* [Exercise objective]
Among the lines of this listing, determine how many contain the string "matplotlib". Answer with the number only.

[Lines of data]
#####
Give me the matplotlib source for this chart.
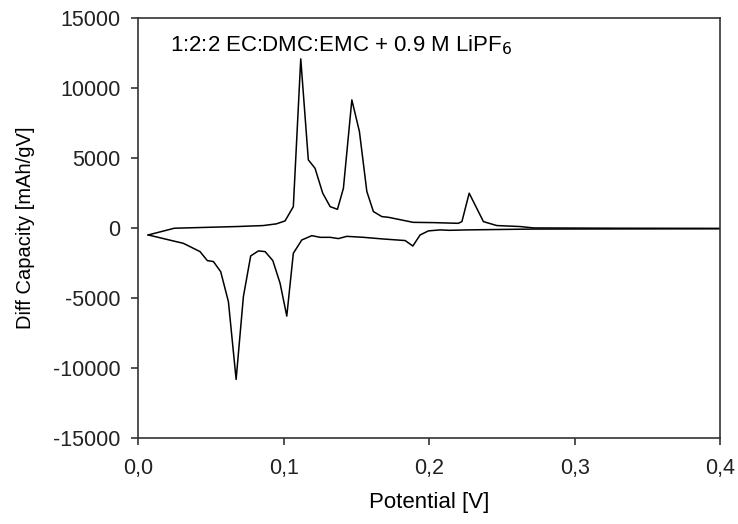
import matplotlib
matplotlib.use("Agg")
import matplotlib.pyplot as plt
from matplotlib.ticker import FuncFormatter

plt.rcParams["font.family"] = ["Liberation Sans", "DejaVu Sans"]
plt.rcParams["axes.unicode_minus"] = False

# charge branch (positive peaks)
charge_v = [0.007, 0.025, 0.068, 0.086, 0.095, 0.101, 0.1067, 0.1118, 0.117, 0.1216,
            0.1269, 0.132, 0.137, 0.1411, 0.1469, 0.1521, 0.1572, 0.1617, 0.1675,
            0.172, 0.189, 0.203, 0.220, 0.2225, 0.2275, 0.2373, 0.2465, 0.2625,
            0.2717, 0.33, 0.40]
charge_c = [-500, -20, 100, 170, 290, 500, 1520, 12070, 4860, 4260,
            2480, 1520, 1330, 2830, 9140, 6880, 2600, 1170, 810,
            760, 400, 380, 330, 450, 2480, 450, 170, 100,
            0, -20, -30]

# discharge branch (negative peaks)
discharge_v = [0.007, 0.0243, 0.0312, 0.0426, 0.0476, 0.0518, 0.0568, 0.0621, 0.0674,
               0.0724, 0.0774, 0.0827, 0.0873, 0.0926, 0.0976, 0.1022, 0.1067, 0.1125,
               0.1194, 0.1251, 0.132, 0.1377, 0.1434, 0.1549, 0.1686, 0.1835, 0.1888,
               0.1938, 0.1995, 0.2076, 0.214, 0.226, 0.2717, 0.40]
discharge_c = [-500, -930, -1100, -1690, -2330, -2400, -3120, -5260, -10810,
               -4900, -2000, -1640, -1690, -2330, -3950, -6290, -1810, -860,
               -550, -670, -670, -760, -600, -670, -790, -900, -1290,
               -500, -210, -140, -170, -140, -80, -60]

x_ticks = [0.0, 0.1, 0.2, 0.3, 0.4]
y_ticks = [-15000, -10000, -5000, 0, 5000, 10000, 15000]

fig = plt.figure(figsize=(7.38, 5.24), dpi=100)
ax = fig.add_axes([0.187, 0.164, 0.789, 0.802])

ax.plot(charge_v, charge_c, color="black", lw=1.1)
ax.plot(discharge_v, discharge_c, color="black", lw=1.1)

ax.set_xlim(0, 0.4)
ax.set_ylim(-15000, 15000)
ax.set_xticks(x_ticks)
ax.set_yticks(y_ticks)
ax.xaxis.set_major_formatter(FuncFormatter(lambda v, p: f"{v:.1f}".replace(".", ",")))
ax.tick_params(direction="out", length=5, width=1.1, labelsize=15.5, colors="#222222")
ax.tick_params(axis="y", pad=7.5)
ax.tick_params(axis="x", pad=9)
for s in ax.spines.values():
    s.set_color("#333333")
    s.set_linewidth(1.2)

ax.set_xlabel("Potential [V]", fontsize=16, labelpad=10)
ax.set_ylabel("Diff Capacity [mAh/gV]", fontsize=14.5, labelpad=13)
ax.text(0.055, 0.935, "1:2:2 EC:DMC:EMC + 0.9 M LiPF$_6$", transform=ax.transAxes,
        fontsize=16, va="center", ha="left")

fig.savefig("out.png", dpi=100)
#####
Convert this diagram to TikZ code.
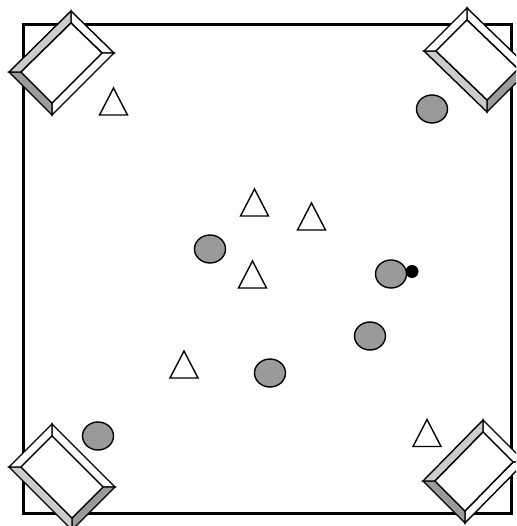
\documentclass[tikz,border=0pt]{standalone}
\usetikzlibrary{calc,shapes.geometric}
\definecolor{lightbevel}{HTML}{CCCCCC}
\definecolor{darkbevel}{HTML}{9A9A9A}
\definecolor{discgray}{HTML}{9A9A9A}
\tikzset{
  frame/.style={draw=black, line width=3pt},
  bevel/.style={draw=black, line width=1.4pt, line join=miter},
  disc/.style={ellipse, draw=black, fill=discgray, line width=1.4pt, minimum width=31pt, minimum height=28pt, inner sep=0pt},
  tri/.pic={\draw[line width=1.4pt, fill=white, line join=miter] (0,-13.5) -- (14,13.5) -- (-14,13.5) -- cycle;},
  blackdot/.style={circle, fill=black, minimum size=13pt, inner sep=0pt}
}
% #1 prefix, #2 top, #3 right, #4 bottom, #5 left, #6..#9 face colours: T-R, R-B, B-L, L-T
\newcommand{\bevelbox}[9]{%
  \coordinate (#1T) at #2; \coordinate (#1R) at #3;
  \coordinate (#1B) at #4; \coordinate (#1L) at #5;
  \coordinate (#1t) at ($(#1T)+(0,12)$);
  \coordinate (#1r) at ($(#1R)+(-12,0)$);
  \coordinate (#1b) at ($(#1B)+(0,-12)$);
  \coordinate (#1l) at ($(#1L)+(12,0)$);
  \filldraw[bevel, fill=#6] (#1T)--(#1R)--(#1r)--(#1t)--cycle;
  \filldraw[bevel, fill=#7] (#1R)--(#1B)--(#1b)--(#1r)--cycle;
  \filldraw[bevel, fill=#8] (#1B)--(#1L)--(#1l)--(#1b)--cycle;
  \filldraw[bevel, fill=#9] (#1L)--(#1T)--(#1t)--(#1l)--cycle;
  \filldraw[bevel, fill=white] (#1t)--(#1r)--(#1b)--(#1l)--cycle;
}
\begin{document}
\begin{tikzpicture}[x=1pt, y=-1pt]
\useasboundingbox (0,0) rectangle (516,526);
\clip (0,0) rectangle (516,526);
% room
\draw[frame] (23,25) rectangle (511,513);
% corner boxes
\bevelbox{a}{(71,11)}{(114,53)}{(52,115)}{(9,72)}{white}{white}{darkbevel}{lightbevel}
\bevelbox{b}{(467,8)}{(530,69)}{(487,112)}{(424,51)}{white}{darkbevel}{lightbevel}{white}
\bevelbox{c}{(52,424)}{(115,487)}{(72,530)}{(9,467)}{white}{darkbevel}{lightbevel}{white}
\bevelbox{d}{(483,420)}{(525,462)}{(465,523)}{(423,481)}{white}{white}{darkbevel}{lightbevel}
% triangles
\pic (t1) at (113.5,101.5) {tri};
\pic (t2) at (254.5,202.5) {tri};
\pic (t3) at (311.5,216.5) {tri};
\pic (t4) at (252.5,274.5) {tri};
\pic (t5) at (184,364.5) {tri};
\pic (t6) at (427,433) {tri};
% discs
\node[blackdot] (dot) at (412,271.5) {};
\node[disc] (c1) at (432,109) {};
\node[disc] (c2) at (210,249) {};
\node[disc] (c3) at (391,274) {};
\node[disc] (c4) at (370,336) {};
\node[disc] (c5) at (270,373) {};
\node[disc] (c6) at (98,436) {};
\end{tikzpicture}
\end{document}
#####
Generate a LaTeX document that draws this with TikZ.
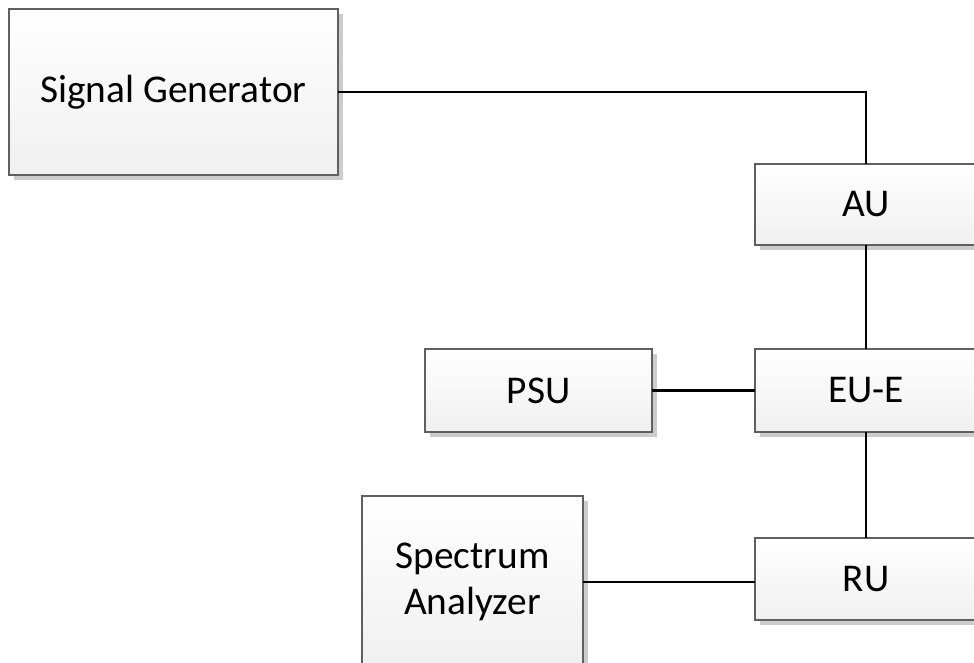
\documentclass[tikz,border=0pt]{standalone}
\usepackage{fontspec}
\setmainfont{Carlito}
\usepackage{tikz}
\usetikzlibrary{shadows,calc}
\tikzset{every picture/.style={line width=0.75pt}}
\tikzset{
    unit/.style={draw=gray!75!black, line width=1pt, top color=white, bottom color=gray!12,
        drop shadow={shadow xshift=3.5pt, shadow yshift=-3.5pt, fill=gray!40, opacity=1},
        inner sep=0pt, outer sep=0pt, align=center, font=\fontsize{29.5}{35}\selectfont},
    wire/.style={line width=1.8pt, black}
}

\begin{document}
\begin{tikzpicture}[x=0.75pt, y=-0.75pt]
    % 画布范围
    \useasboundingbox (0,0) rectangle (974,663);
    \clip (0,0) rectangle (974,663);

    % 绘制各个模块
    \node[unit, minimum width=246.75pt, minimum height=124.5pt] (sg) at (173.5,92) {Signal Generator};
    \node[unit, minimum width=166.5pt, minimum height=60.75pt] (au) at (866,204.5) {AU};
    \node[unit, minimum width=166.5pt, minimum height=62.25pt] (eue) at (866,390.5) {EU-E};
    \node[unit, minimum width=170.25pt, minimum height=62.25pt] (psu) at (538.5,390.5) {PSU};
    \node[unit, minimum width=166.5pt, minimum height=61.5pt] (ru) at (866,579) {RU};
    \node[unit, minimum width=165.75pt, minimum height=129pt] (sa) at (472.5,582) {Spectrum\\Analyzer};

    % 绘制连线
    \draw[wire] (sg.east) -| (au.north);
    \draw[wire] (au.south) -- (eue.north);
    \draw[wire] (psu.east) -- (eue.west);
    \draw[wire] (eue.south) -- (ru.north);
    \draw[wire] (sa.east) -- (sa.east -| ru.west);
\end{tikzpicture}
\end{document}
#####
* [Answer to the task]
5